Dr. Christopher Elwood
, associate professor of historical theology, is one of eight recipients of a Lilly Theological Research Grant for 2002-2003. The grant, funded by Lilly Endowment Inc. and administered through ATS
, will provide salary replacement support for a sabbatical leave and will support a book project entitled Profaning the Body: Community, Sex, and Sin in Reformation Discourse and Contemporary Debate.
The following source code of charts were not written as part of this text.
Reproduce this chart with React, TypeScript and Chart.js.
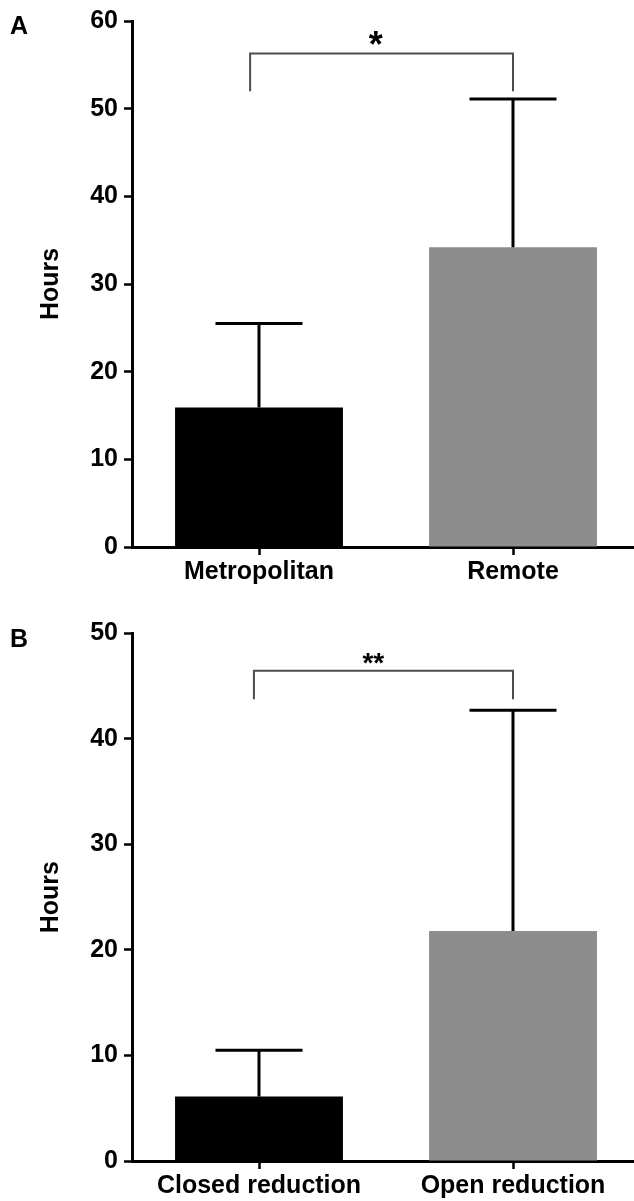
import React, { useEffect, useRef } from "react";
import { Chart, registerables } from "chart.js";

Chart.register(...registerables);

const FONT = "'Liberation Sans', Arial, Helvetica, sans-serif";

// ---------- Panel A data ----------
const categoriesA = ["Metropolitan", "Remote"];
const meansA = [15.9, 34.2];
const sdA = [9.6, 16.9];
const yTicksA = [0, 10, 20, 30, 40, 50, 60];
const bracketXA = [-0.035, 1];
const bracketYA = [52.0, 56.3, 52.0];
const sigLabelA = "*";
const sigPosA = [0.46, 58.3];

// ---------- Panel B data ----------
const categoriesB = ["Closed reduction", "Open reduction"];
const meansB = [6.1, 21.8];
const sdB = [4.4, 20.9];
const yTicksB = [0, 10, 20, 30, 40, 50];
const bracketXB = [-0.02, 1];
const bracketYB = [43.75, 46.45, 43.75];
const sigLabelB = "**";
const sigPosB = [0.45, 47.9];

const barColors = ["#000000", "#8d8d8d"];
const yTitle = "Hours";

type PanelProps = {
  letter: string;
  categories: string[];
  means: number[];
  sds: number[];
  yTicks: number[];
  bracketX: number[];
  bracketY: number[];
  sigLabel: string;
  sigPos: number[];
  top: number;
  height: number;
  padTop: number;
  xHeight: number;
  letterBaseline: number;
  sigFont: number;
};

function Panel(p: PanelProps) {
  const ref = useRef<HTMLCanvasElement | null>(null);
  useEffect(() => {
    if (!ref.current) return;
    const annot = {
      id: "annot" + p.letter,
      afterDatasetsDraw(chart: any) {
        const ctx = chart.ctx;
        const xs = chart.scales.x;
        const ys = chart.scales.y;
        const meta = chart.getDatasetMeta(0);
        ctx.save();
        // error bars
        ctx.strokeStyle = "#000";
        ctx.lineWidth = 3;
        ctx.lineCap = "butt";
        meta.data.forEach((bar: any, i: number) => {
          const t = ys.getPixelForValue(p.means[i] + p.sds[i]);
          ctx.beginPath();
          ctx.moveTo(bar.x, bar.y);
          ctx.lineTo(bar.x, t);
          ctx.moveTo(bar.x - 43.5, t);
          ctx.lineTo(bar.x + 43.5, t);
          ctx.stroke();
        });
        // significance bracket
        const x1 = xs.getPixelForValue(p.bracketX[0]);
        const x2 = xs.getPixelForValue(p.bracketX[1]);
        ctx.strokeStyle = "#4d4d4d";
        ctx.lineWidth = 2;
        ctx.beginPath();
        ctx.moveTo(x1, ys.getPixelForValue(p.bracketY[0]));
        ctx.lineTo(x1, ys.getPixelForValue(p.bracketY[1]));
        ctx.lineTo(x2, ys.getPixelForValue(p.bracketY[1]));
        ctx.lineTo(x2, ys.getPixelForValue(p.bracketY[2]));
        ctx.stroke();
        // significance label
        ctx.fillStyle = "#000";
        ctx.font = `bold ${p.sigFont}px ${FONT}`;
        ctx.textAlign = "center";
        ctx.textBaseline = "alphabetic";
        ctx.fillText(
          p.sigLabel,
          xs.getPixelForValue(p.sigPos[0]),
          ys.getPixelForValue(p.sigPos[1]) + 0.58 * p.sigFont
        );
        ctx.restore();
      },
      afterDraw(chart: any) {
        const ctx = chart.ctx;
        ctx.save();
        ctx.fillStyle = "#000";
        ctx.font = `bold 25px ${FONT}`;
        ctx.textAlign = "left";
        ctx.textBaseline = "alphabetic";
        ctx.fillText(p.letter, 10, p.letterBaseline);
        ctx.restore();
      },
    };
    const chart = new Chart(ref.current, {
      type: "bar",
      data: {
        labels: p.categories,
        datasets: [
          {
            data: p.means,
            backgroundColor: barColors,
            borderWidth: 0,
            barPercentage: 0.661,
            categoryPercentage: 1,
          },
        ],
      },
      options: {
        responsive: false,
        animation: false,
        events: [],
        layout: { padding: { top: p.padTop, right: 0, bottom: 0, left: 0 } },
        plugins: { legend: { display: false }, tooltip: { enabled: false }, title: { display: false } },
        scales: {
          x: {
            type: "category",
            offset: true,
            grid: {
              display: true,
              drawOnChartArea: false,
              offset: false,
              drawTicks: true,
              tickLength: 8,
              tickWidth: 2.5,
              tickColor: "#000",
            },
            border: { display: true, color: "#000", width: 3 },
            ticks: {
              color: "#000",
              font: { family: FONT, size: 25, weight: "bold" },
              padding: 2,
              maxRotation: 0,
              autoSkip: false,
            },
            afterFit: (s: any) => {
              s.height = p.xHeight;
            },
          },
          y: {
            min: p.yTicks[0],
            max: p.yTicks[p.yTicks.length - 1],
            ticks: {
              stepSize: p.yTicks[1] - p.yTicks[0],
              color: "#000",
              font: { family: FONT, size: 25, weight: "bold" },
              padding: 6,
            },
            grid: {
              display: true,
              drawOnChartArea: false,
              drawTicks: true,
              tickLength: 8,
              tickWidth: 2.5,
              tickColor: "#000",
            },
            border: { display: true, color: "#000", width: 3 },
            title: {
              display: true,
              text: yTitle,
              color: "#000",
              font: { family: FONT, size: 25, weight: "bold" },
              padding: { top: 36, bottom: 0 },
            },
            afterFit: (s: any) => {
              s.width = 132;
            },
          },
        },
      },
      plugins: [annot],
    } as any);
    return () => chart.destroy();
  }, []);
  return (
    <canvas
      ref={ref}
      width={640}
      height={p.height}
      style={{ position: "absolute", left: 0, top: p.top, width: 640, height: p.height, display: "block" }}
    />
  );
}

export default function App() {
  return (
    <div
      style={{
        position: "fixed",
        left: 0,
        top: 0,
        width: 634,
        height: 1201,
        overflow: "hidden",
        background: "#fff",
      }}
    >
      <Panel
        letter="A"
        categories={categoriesA}
        means={meansA}
        sds={sdA}
        yTicks={yTicksA}
        bracketX={bracketXA}
        bracketY={bracketYA}
        sigLabel={sigLabelA}
        sigPos={sigPosA}
        top={0}
        height={600}
        padTop={20}
        xHeight={53}
        letterBaseline={34}
        sigFont={36}
      />
      <Panel
        letter="B"
        categories={categoriesB}
        means={meansB}
        sds={sdB}
        yTicks={yTicksB}
        bracketX={bracketXB}
        bracketY={bracketYB}
        sigLabel={sigLabelB}
        sigPos={sigPosB}
        top={600}
        height={601}
        padTop={33.3}
        xHeight={40}
        letterBaseline={47}
        sigFont={28}
      />
    </div>
  );
}
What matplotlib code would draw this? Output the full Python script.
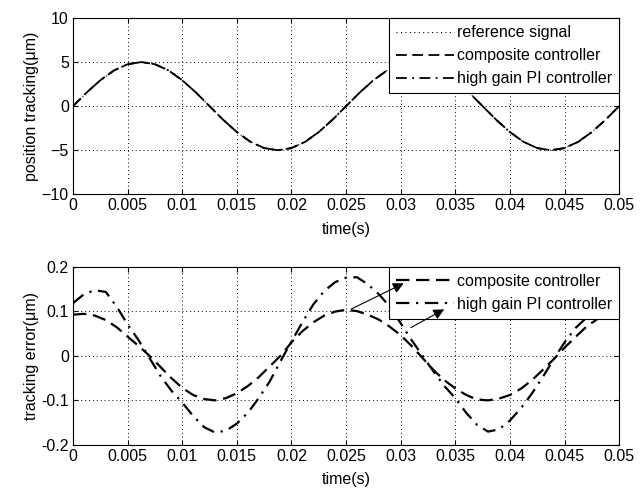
import numpy as np
import matplotlib
matplotlib.use("Agg")
import matplotlib.pyplot as plt

plt.rcParams['font.family'] = ['Liberation Sans', 'DejaVu Sans']
plt.rcParams['font.size'] = 11.5

# top plot: position tracking (um), sampled every 1.25 ms
t_pos = np.arange(41) * 0.00125
ref_signal = [0, 1.55, 2.94, 4.05, 4.76, 5.0, 4.76, 4.05, 2.94, 1.55,
              0, -1.55, -2.94, -4.05, -4.76, -5.0, -4.76, -4.05, -2.94, -1.55,
              0, 1.55, 2.94, 4.05, 4.76, 5.0, 4.76, 4.05, 2.94, 1.55,
              0, -1.55, -2.94, -4.05, -4.76, -5.0, -4.76, -4.05, -2.94, -1.55, 0]
composite_pos = list(ref_signal)
pi_pos = list(ref_signal)

# bottom plot: tracking error (um), sampled every 1 ms
t_err = np.arange(49) * 0.001
composite_err = [0.092, 0.094, 0.090, 0.080, 0.064, 0.043, 0.022, 0.000, -0.025, -0.050,
                 -0.072, -0.088, -0.097, -0.100, -0.095, -0.084, -0.068, -0.048, -0.024, 0.000,
                 0.030, 0.055, 0.075, 0.090, 0.099, 0.103, 0.100, 0.092, 0.081, 0.065,
                 0.046, 0.022, -0.005, -0.032, -0.055, -0.073, -0.088, -0.098, -0.100, -0.096,
                 -0.088, -0.074, -0.055, -0.032, -0.008, 0.018, 0.042, 0.065, 0.082]
pi_err = [0.118, 0.138, 0.147, 0.143, 0.110, 0.070, 0.035, -0.005, -0.045, -0.078,
          -0.105, -0.135, -0.160, -0.172, -0.168, -0.152, -0.128, -0.095, -0.058, -0.012,
          0.032, 0.075, 0.115, 0.145, 0.165, 0.175, 0.176, 0.160, 0.138, 0.110,
          0.073, 0.035, 0.000, -0.035, -0.068, -0.095, -0.128, -0.155, -0.170, -0.165,
          -0.145, -0.118, -0.085, -0.048, -0.008, 0.030, 0.062, 0.085, 0.098]

xticks = [0, 0.005, 0.01, 0.015, 0.02, 0.025, 0.03, 0.035, 0.04, 0.045, 0.05]
xticklabels = ['0', '0.005', '0.01', '0.015', '0.02', '0.025', '0.03', '0.035', '0.04', '0.045', '0.05']

fig = plt.figure(figsize=(6.44, 4.91), dpi=100)
ax1 = fig.add_axes([0.1134, 0.6043, 0.848, 0.359])
ax2 = fig.add_axes([0.1134, 0.0937, 0.848, 0.3635])

dot = (0, (1, 3))
dash = (0, (6, 3))
dashdot = (0, (6, 3, 1, 3))

ax1.plot(t_pos, ref_signal, color='k', lw=0.8, linestyle=dot, label='reference signal')
ax1.plot(t_pos, composite_pos, color='k', lw=1.3, linestyle=dash, label='composite controller')
ax1.plot(t_pos, pi_pos, color='k', lw=1.3, linestyle=dashdot, label='high gain PI controller')

ax2.plot(t_err, composite_err, color='k', lw=1.6, linestyle=dash, label='composite controller')
ax2.plot(t_err, pi_err, color='k', lw=1.6, linestyle=dashdot, label='high gain PI controller')

for ax in (ax1, ax2):
    ax.set_xlim(0, 0.05)
    ax.set_xticks(xticks)
    ax.set_xticklabels(xticklabels)
    ax.grid(True, color='k', linestyle=dot, lw=0.7)
    ax.tick_params(direction='in', top=True, right=True, length=3.5, width=0.8, pad=3)
    for s in ax.spines.values():
        s.set_linewidth(0.8)
    ax.set_xlabel('time(s)', labelpad=6)
    leg = ax.legend(loc='upper right', bbox_to_anchor=(1, 1), borderaxespad=0,
                    fancybox=False, framealpha=1, edgecolor='k', handlelength=3.6,
                    handletextpad=0.2, borderpad=0.45, labelspacing=0.5)
    leg.get_frame().set_linewidth(0.8)

ax1.set_ylim(-10, 10)
ax1.set_yticks([-10, -5, 0, 5, 10])
ax1.set_ylabel('position tracking(\u03bcm)')
ax1.yaxis.set_label_coords(-0.063, 0.5)

ax2.set_ylim(-0.2, 0.2)
ax2.set_yticks([-0.2, -0.1, 0, 0.1, 0.2])
ax2.set_yticklabels(['-0.2', '-0.1', '0', '0.1', '0.2'])
ax2.set_ylabel('tracking error(\u03bcm)')
ax2.yaxis.set_label_coords(-0.063, 0.5)

arrow = dict(arrowstyle='-|>', color='k', lw=0.8, mutation_scale=16)
ax2.annotate('', xy=(0.0305, 0.165), xytext=(0.02525, 0.102),
             arrowprops=arrow, zorder=10, annotation_clip=False)
ax2.annotate('', xy=(0.0342, 0.107), xytext=(0.0307, 0.06),
             arrowprops=arrow, zorder=10, annotation_clip=False)

fig.savefig('out.png', dpi=100)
This publication will attempt to answer the question “What do Reformation sources say about sin and sexuality?” In the book, Elwood, a historian of Christianity with particular expertise in the early modern period, will give an account for the general reader of the broad spectrum of Reformation thought and practice relating to licit and illicit sexuality and offer guidance to those who want to apply historical theological insights to current ecclesiastical and civil debates on sexuality.
“With the Reformation discourse as background, I will turn to an examination of contemporary public discussions on sexual behavior and community and present an argument for moving beyond the present impasse toward more fruitful theological debate by attending critically both to the traditions of thought and practice that shape our present thinking and to our appropriation of them,” Elwood states.
President Emeritus C. Ellis Nelson
and his spouse, Nancy Gribble, were honored with an endowed professorship in their names. Austin Presbyterian Theological Seminary, where Dr. Nelson is research professor, announced that complete funding for the C. Ellis and Nancy Gribble Nelson Chair of Christian Education has been subscribed through a substantial gift from Mr. Edward Vickery of Houston, Texas. Nelson, who went to teach at Austin Seminary following his service as Louisville Seminary’s sixth president (1974-1981), has had a substantial influence in the field of Christian education in the Presbyterian Church and throughout the world.